#### EXCERPTED DATA

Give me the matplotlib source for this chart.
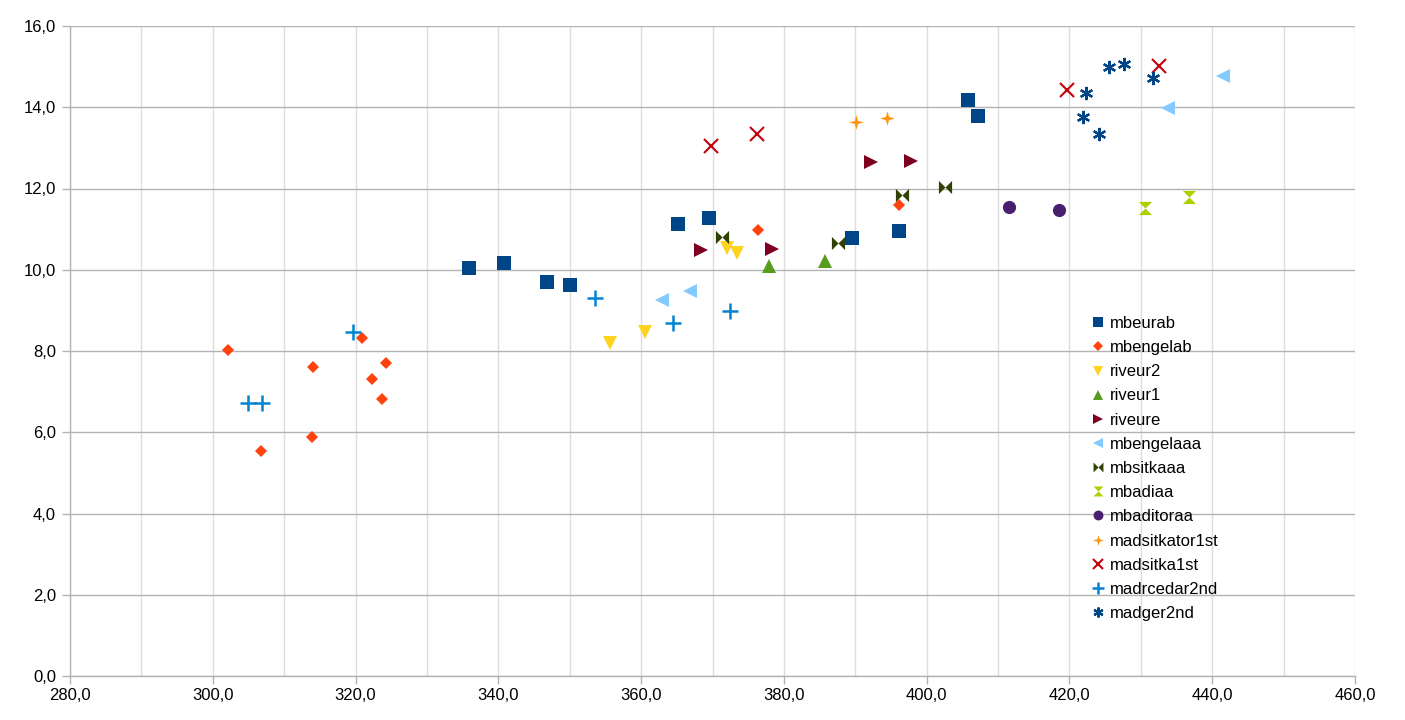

########
#### EXCERPTED DATA

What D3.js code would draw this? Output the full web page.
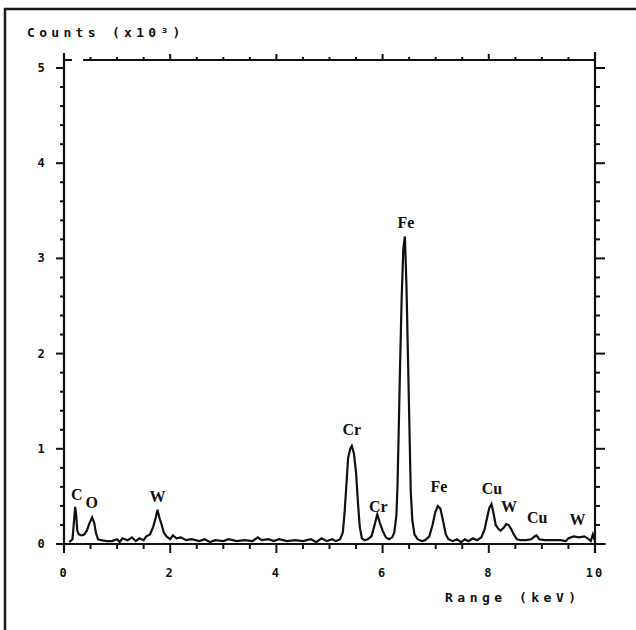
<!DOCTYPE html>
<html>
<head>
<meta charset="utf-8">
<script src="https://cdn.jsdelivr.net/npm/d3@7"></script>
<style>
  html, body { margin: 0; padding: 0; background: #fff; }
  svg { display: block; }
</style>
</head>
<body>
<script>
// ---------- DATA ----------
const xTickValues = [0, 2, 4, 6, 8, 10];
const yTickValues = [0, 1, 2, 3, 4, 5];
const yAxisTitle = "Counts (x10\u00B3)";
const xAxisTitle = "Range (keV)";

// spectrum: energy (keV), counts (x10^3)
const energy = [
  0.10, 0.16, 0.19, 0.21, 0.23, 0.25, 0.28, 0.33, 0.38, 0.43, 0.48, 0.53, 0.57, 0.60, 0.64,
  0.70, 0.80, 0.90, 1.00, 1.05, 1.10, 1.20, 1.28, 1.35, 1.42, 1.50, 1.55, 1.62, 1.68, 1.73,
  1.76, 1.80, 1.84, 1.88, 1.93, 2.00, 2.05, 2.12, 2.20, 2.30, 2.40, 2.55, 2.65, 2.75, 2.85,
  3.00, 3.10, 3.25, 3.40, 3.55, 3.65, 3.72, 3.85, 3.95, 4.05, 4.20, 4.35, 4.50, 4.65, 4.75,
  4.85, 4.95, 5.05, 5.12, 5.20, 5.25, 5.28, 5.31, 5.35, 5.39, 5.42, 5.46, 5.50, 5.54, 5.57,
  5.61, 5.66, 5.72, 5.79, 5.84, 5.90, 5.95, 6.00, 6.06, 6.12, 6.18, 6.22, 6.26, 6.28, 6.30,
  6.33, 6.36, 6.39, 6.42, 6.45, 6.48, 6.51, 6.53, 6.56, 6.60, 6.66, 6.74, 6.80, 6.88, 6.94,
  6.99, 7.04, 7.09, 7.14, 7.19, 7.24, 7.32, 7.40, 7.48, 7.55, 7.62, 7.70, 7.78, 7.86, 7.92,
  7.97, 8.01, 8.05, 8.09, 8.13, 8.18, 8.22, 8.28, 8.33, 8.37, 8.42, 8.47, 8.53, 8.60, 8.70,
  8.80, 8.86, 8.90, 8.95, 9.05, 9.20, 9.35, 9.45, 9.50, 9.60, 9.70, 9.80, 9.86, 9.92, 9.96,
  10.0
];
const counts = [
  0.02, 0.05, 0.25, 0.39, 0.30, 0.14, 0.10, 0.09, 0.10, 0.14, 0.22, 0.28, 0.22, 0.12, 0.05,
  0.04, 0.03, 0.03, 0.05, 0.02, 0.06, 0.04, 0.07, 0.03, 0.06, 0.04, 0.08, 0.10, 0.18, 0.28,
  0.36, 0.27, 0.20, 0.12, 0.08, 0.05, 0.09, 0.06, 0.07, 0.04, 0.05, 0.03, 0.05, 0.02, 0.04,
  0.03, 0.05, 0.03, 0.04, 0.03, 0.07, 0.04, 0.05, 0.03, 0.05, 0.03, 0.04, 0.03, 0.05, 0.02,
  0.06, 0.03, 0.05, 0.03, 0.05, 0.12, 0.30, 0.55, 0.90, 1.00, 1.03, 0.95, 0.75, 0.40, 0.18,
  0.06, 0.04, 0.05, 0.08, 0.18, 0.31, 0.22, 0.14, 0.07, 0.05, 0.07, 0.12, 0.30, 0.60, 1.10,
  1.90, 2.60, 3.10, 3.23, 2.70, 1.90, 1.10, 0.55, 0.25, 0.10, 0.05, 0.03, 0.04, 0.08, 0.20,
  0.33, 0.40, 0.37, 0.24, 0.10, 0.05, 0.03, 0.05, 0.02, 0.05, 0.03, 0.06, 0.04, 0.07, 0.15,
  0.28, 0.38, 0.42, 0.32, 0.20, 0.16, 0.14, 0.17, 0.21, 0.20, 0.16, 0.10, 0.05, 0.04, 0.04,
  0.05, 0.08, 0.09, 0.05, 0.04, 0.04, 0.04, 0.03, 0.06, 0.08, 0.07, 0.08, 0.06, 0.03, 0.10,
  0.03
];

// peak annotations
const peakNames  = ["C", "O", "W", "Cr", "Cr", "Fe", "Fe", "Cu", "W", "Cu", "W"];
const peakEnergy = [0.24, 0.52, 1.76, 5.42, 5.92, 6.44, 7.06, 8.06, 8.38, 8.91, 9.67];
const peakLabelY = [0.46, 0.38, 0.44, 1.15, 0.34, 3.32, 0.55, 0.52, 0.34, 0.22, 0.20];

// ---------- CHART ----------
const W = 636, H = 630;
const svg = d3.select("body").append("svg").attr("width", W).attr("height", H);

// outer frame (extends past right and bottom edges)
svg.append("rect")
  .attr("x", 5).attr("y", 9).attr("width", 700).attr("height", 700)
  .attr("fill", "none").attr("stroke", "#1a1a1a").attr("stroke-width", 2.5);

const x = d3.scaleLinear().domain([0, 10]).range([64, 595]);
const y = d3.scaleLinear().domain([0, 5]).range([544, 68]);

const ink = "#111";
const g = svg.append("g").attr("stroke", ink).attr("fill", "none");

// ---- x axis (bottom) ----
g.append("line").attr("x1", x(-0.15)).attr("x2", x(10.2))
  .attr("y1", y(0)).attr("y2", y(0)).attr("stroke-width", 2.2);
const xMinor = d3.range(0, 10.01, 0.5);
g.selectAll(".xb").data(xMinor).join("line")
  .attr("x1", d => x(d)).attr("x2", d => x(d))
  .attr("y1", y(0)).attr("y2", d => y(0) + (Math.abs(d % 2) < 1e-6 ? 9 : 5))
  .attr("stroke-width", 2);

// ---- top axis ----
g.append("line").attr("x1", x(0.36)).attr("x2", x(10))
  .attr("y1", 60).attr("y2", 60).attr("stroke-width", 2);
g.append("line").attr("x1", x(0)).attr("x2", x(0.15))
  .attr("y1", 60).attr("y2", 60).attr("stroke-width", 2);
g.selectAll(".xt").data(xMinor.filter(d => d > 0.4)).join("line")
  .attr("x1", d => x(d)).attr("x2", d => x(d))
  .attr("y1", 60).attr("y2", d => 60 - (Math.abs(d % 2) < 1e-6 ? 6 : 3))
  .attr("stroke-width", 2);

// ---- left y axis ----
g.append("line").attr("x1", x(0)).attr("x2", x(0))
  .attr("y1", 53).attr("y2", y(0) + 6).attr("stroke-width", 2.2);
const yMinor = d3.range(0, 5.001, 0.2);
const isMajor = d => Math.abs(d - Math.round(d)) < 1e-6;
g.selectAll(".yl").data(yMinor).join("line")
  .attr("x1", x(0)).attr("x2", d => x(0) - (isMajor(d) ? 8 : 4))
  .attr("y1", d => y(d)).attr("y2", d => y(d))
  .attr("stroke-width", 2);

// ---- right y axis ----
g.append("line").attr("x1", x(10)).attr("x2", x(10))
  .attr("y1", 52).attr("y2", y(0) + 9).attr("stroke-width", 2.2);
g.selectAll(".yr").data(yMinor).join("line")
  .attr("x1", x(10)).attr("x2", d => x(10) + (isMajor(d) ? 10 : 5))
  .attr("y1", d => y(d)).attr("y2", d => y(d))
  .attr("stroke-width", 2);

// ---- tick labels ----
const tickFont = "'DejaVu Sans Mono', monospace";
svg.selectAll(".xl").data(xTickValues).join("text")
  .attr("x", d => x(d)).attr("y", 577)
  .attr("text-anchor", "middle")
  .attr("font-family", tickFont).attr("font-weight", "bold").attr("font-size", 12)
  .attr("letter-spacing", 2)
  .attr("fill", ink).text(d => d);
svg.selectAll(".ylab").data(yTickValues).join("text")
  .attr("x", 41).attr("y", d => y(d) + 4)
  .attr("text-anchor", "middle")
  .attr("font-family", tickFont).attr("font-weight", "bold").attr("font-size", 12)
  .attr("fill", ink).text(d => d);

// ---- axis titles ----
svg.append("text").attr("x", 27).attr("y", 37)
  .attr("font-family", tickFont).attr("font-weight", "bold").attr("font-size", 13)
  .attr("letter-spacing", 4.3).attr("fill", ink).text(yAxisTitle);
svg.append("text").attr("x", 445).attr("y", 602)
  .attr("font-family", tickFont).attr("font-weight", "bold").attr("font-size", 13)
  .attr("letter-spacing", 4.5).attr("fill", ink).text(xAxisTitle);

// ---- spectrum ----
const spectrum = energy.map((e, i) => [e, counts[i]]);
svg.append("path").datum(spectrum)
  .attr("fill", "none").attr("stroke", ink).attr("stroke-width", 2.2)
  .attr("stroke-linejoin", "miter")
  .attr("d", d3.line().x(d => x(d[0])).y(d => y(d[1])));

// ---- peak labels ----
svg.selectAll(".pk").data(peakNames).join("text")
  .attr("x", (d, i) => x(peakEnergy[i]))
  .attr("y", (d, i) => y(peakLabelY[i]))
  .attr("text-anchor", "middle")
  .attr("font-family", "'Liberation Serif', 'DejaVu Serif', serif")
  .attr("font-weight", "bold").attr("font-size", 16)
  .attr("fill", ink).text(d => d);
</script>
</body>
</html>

########

§ **EXERCISE DIRECTIONS**: Filter for "this". Return all lines that hold it.

§ **WRITTEN ANSWER**:
Give me the matplotlib source for this chart.
What D3.js code would draw this? Output the full web page.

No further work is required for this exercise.